I have never, not once, shared my pronouns with anyone. I realized this the other day when responding to an email to one of my editors, a person who has her pronouns stated in her email signature. Why haven’t I ever shared mine? I determined that it’s because I have pronoun privilege.
I go by “she” and “her,” and when I’m out, I’m called ma’am by younger store employees (wow, that makes me feel old). My daughter’s friend politely called me Mrs. Garlinghouse just the other day. The assumption is that my pronouns and titles match what society deems gendered norms, and therefore, I have the privilege of not having to constantly correct (or uncomfortably allow it to slide by) others.
I’m embarrassed to say that I’ve messed up other people’s pronouns several times in the past year. The first day I met a new colleague, I offered up a friendly, “Hey, lady!” to which they promptly corrected me that their preferred pronouns are they or them, and a “Hey, friend,” would be an appropriate greeting. I was mortified that I’d made such a brisk assumption, especially when trying to make a good impression at my new job. Here’s the thing though: It’s not about me.
That’s what privilege does. It indoctrinates you and can make you oblivious to the needs of others, because you mistakenly and often unconsciously believe that your norm is their norm, and there’s a level playing field. We know there’s not a level playing field, though.
A quick scroll through the news tells us that trans youth are dying by suicide at an alarming rate. The LGBTQ community’s rights are constantly on the proverbial line. There’s a whole lot of threats and dangers–and very few instances of equity. Pronoun privilege may seem minor compared to the bigger picture, but incorrectly assuming and stating someone’s pronouns is absolutely a microaggression. My anti-racism education and activism has taught me that just because an aggression is “micro” doesn’t mean its impact isn’t substantial. Words matter.
I have not previously included my pronouns in my email signature, my social media bios, or in any of my writing, because I’m given the benefit of the doubt. I look like my pronouns, a she, her, Mrs. or Ms., and a ma’am—according to society—and therefore, I don’t have to worry about correcting people. It’s a freedom that many others do not have.
I’ve given this a lot of thought. I’m former college writing teacher, and for years, I lectured my students on now using “they” and “them” when referring to a single person in their baby. “They” or “them” is plural, I would tell my students. Is it “he,” “she,” “him,” “her,” “Mr.” or “Ms.” (or another title such as “Dr.”)? I would implore them to stop defaulting to the plural when they were referring to the singular. Stop using the generic they or them! Be clear, I would demand. Times have changed, and a pronoun option is they or them.
I admit, I have had a hard time wrapping my teacher-brain around this. But guess what? My teaching background is not a permission slip to continue my old school (pun intended) way of thinking. Just because something has always been, doesn’t mean it always needs to be. We need to be open to changing and learning, especially when it comes to the sake of our neighbor’s well-being.

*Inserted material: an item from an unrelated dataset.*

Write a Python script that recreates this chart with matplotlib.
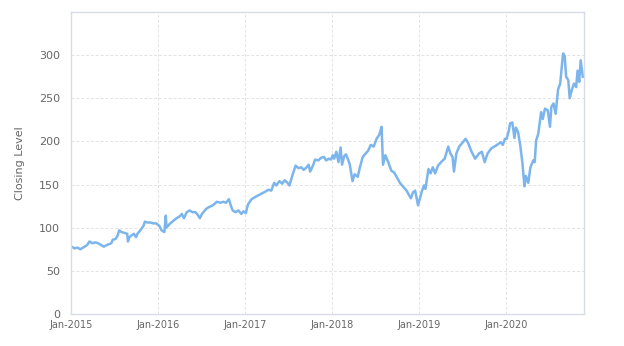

If you mess up someone’s pronouns, the response is shockingly simple. Offer a sincere apology and then work to do better next time. Don’t get your panties in a wad if someone corrects you when you assume and misstate their pronouns. Just accept that they were brave enough to tell you what’s up, apologize, and vow to self-improve. If you don’t know someone’s pronouns, it’s okay to ask, “What are your pronouns?” or “How do you prefer I refer to you?” You can add in your own pronoun preferences into the conversation, too. By stating your pronouns, you’re showing respect for someone else’s (what do they wish to be called?) as well as establishing solidarity.
It’s okay to find pronoun usage confusing or different. Remember, difference isn’t bad. What’s not okay is refusing to use someone’s preferred pronouns, misgendering and not apologizing, and disrespecting someone because they, he, or she isn’t like you. It literally doesn’t hurt you one bit to use someone’s correct pronouns and to apologize when you screw up. Your correction and commitment to do better can make a difference in the way the other person feels. Isn’t that what this all boils down to? Respecting another human being?

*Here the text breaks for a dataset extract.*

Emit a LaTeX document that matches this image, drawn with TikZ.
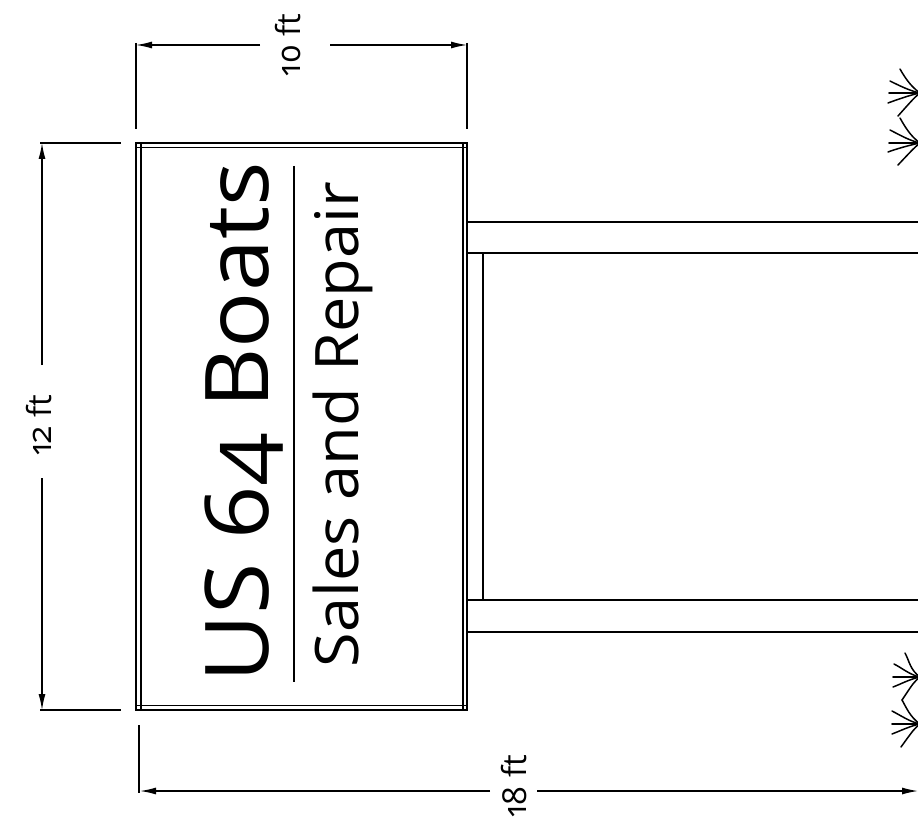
\documentclass[tikz,border=0pt]{standalone}
\usepackage{fontspec}
\setmainfont[Numbers=OldStyle]{Open Sans}
\usetikzlibrary{arrows.meta}
\tikzset{
  ln/.style={line width=1.5pt,black},
  thin ln/.style={line width=1.3pt,black},
  dimln/.style={line width=1.3pt,black,-{Latex[length=16pt,width=7pt]}},
  blade/.style={line width=1.5pt,black,line cap=round},
  dimtext/.style={inner sep=0pt,rotate=90,font=\fontsize{33}{33}\selectfont},
}
\begin{document}
\begin{tikzpicture}[x=1pt,y=-1pt]
\useasboundingbox (0,0) rectangle (918,829);
% sign
\draw[line width=1.6pt] (136,143) rectangle (467,710);
\draw[thin ln] (141,147.5) rectangle (463,705.5);
\draw[thin ln] (136,147.5) -- (141,147.5) (463,147.5) -- (467,147.5) (136,705.5) -- (141,705.5) (463,705.5) -- (467,705.5);
\draw[thin ln] (141,143) -- (141,147.5) (463,143) -- (463,147.5) (141,705.5) -- (141,710) (463,705.5) -- (463,710);
\draw[line width=1.3pt] (294,166) -- (294,682);
\node[rotate=90,inner sep=0pt,anchor=base,font=\fontsize{88}{88}\selectfont] (title) at (268.5,422.5) {\scalebox{1.06}[1]{US 64 Boats}};
\node[rotate=90,inner sep=0pt,anchor=base,font=\fontsize{60}{60}\selectfont] (sub) at (358,424.5) {\scalebox{1.05}[1]{Sales and Repair}};
% posts
\draw[ln] (468,222) -- (918,222) (468,253) -- (918,253) (468,600) -- (918,600) (468,632) -- (918,632);
\draw[ln] (483,253) -- (483,600);
% dimensions
\node[dimtext] (w) at (288,45) {10 ft};
\node[dimtext] (h) at (39,425) {12 ft};
\node[dimtext] (d) at (514,786) {18 ft};
\coordinate (wl) at (136,45); \coordinate (wr) at (467,45);
\coordinate (hl) at (42,143); \coordinate (hr) at (42,710);
\coordinate (dl) at (140,791); \coordinate (dr) at (918,791);
\draw[dimln] (260,45) -- (wl);
\draw[dimln] (330,45) -- (wr);
\draw[dimln] (42,365) -- (hl);
\draw[dimln] (42,478) -- (hr);
\draw[dimln] (490,791) -- (dl);
\draw[dimln] (537,791) -- (dr);
% extension lines
\draw[thin ln] (136,43) -- (136,129) (467,43) -- (467,129);
\draw[thin ln] (40,143) -- (121,143) (40,710) -- (121,710);
\draw[thin ln] (139,725) -- (139,793);
% grass
\foreach \cx/\cy/\a/\b/\c/\d/\e/\f/\g/\h/\i/\j in {
 920/93/900/69/890/81/889/93/888/103/898/116,
 920/143/900/118/890/130/889/143/888/152/898/165,
 920/677/905/653/894/664/893/677/893/687/902/700,
 920/724/902/700/892/711/892/724/892/734/901/747}{
  \draw[blade] (\cx,\cy) .. controls (\cx-10,\cy-7) and (\a+4,\b+7) .. (\a,\b);
  \draw[blade] (\cx,\cy) .. controls (\cx-10,\cy-2) and (\c+8,\d+4) .. (\c,\d);
  \draw[blade,line width=2pt] (\cx,\cy) -- (\e,\f);
  \draw[blade] (\cx,\cy) .. controls (\cx-10,\cy+2) and (\g+8,\h-3) .. (\g,\h);
  \draw[blade] (\cx,\cy) .. controls (\cx-6,\cy+5) .. (\i,\j);
}
\end{tikzpicture}
\end{document}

Remember, they are probably dealing with this issue often. Can you imagine how being misgendered over and over again affects that person’s mental health? Compound that with the potential (or reality) of chronic harassment, policy debates, and lack of protections—simply for being who they are.
While we’re at it, we should probably stop the “son” or “daughter” assumptions, too. This has happened to most moms so many times, and though it’s not the same as screwing up someone’s pronouns, we certainly might consider how our assumptions can build up and cause issues for children. Arguably, we need to ditch the gender reveal parties, too. (I know, I’m going to take some heat for this one.)
I also have a terrible habit of saying “Hey, guys” to anyone and everyone. I’m a work in progress. Part of this work is recognizing my pronoun privilege and making my pronouns clear to others–not for my own benefit, but to establish that by sharing my pronouns, I’m cool with another person’s.
I can’t even promise that I haven’t messed up within this article. I’m learning, too. That’s the point though. If you aren’t learning, it’s very likely that you’re generating harm. I want to believe that most of us are decent people, and we’d like to be the best we can. Being our best often means learning to change for the benefit of our fellow person.